YouTube - ??LEAF NISMO RC?NY???2011?


----------



## TAZZMAXX (Mar 9, 2010)

Interesting to say the least. This green credentials and 100% zero emission USP is a bit misleading when the majority of electricity is still generated using fossil fuels that *do* take a bit of effort from mine to power station.

I wonder if it has a Nismo soundtrack to make it sound a bit meaner?


----------



## Nigel-Power (Dec 16, 2009)

YouTube - Nissan Leaf NISMO RC: New York International Auto Show 2011


----------



## Nigel-Power (Dec 16, 2009)

TAZZMAXX said:


> Interesting to say the least. This green credentials and 100% zero emission USP is a bit misleading when the majority of electricity is still generated using fossil fuels that *do* take a bit of effort from mine to power station.
> 
> I wonder if it has a Nismo soundtrack to make it sound a bit meaner?


you are spot on mate! its claimed to produce zero emissions,, bcause every thing has already been emitted while manufacturing the battery cells... nevertheless still not a bad alternative so as to keep the Green Peace people happy. Good attempt from Nissan nevertheless, finally an electric car with a Nismo badge on it, and it looks nothing electric either.... do like it.

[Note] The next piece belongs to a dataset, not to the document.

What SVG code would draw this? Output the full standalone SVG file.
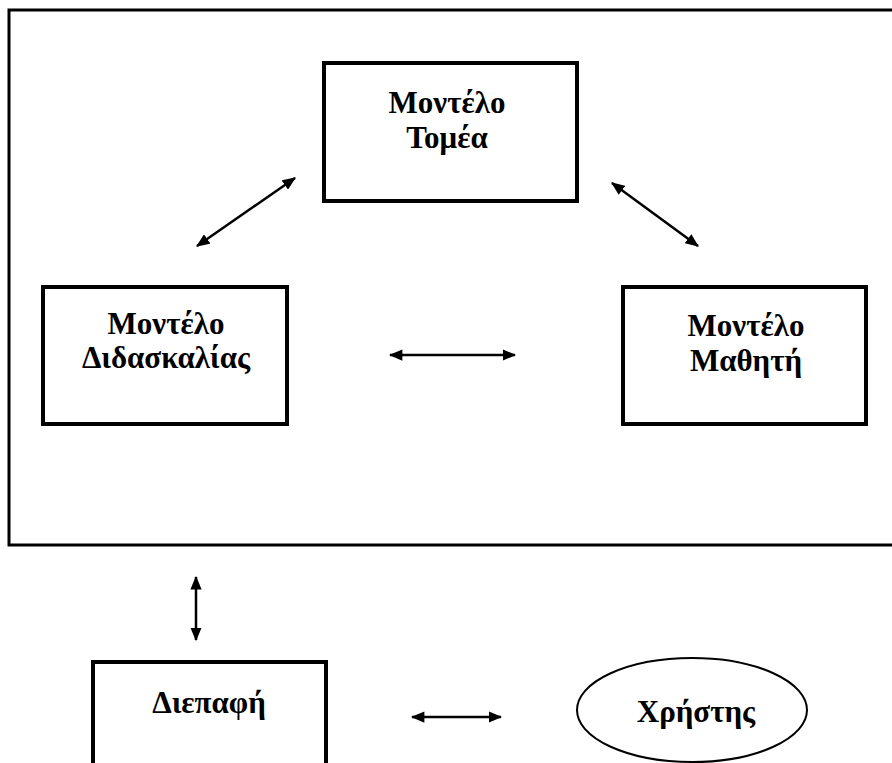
<svg xmlns="http://www.w3.org/2000/svg" width="892" height="763" viewBox="0 0 892 763">
<style>
.box{fill:#fff;stroke:#000;stroke-width:4}
.frame{fill:none;stroke:#000;stroke-width:3}
.lbl{font-family:"Liberation Serif","Times New Roman",serif;font-weight:bold;font-size:31px;text-anchor:middle;fill:#000}
.con{stroke:#000;stroke-width:2.5;fill:none;marker-start:url(#ah);marker-end:url(#ah)}
</style>
<defs>
<marker id="ah" viewBox="0 0 12 10" refX="11" refY="5" markerWidth="5.5" markerHeight="4.5" markerUnits="strokeWidth" orient="auto-start-reverse">
<path d="M0,0 L12,5 L0,10 z" fill="#000"/>
</marker>
</defs>
<rect class="frame" x="9" y="10" width="900" height="535"/>
<g id="domain">
<rect class="box" x="324" y="63" width="253" height="138"/>
<text class="lbl" x="447" y="113">Μοντέλο</text>
<text class="lbl" x="447" y="148">Τομέα</text>
</g>
<g id="teaching">
<rect class="box" x="43" y="287" width="244" height="137"/>
<text class="lbl" x="166" y="334">Μοντέλο</text>
<text class="lbl" x="166" y="368">Διδασκαλίας</text>
</g>
<g id="student">
<rect class="box" x="623" y="287" width="243" height="137"/>
<text class="lbl" x="746" y="336">Μοντέλο</text>
<text class="lbl" x="746" y="371">Μαθητή</text>
</g>
<g id="interface">
<rect class="box" x="93" y="662" width="233" height="110"/>
<text class="lbl" x="209" y="713">Διεπαφή</text>
</g>
<g id="user">
<ellipse cx="692" cy="710" rx="115" ry="52" fill="#fff" stroke="#000" stroke-width="2"/>
<text class="lbl" x="696" y="722">Χρήστης</text>
</g>
<g id="connectors">
<line class="con" x1="197" y1="246" x2="295" y2="178"/>
<line class="con" x1="612" y1="183" x2="698" y2="246"/>
<line class="con" x1="390" y1="355" x2="515" y2="355"/>
<line class="con" x1="196" y1="577" x2="196" y2="640"/>
<line class="con" x1="412" y1="717" x2="501" y2="717"/>
</g>
</svg>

When all the carbon based engined cars are banned this will be the ideal choice I suppose in the future.


----------



## Trev (Nov 1, 2003)

Nigel-Power said:


> nevertheless still not a bad alternative so as to keep the Green Peace people happy..


Why keep those tw**s happy? 

I will drive noisy, petrol, high powered cars until I die or they become unavailable to drive - All this global warming is bull :chairshot

I seriously would rather WALK than drive a sooped up milkfloat with NO gears, NO engine sound, NO flames and with NO real driving experience.

:bawling:


----------



## Nigel-Power (Dec 16, 2009)

c'mon Trev I know you secretly like it 
I hope the law inforcement officers take all your high powered cars away from you for a couple of years (as a punishment) and give you this electric milkfloat to toy around with... :chuckle: it will be fun and give you a break from polluting the atmosphere 











kidding... you better stick to your carbon powered polluters 

:thumbsup:


----------



## Trev (Nov 1, 2003)

I'd have more fun at home driving cars on GT5 that having the embarrassment of driving battery powered crap.


----------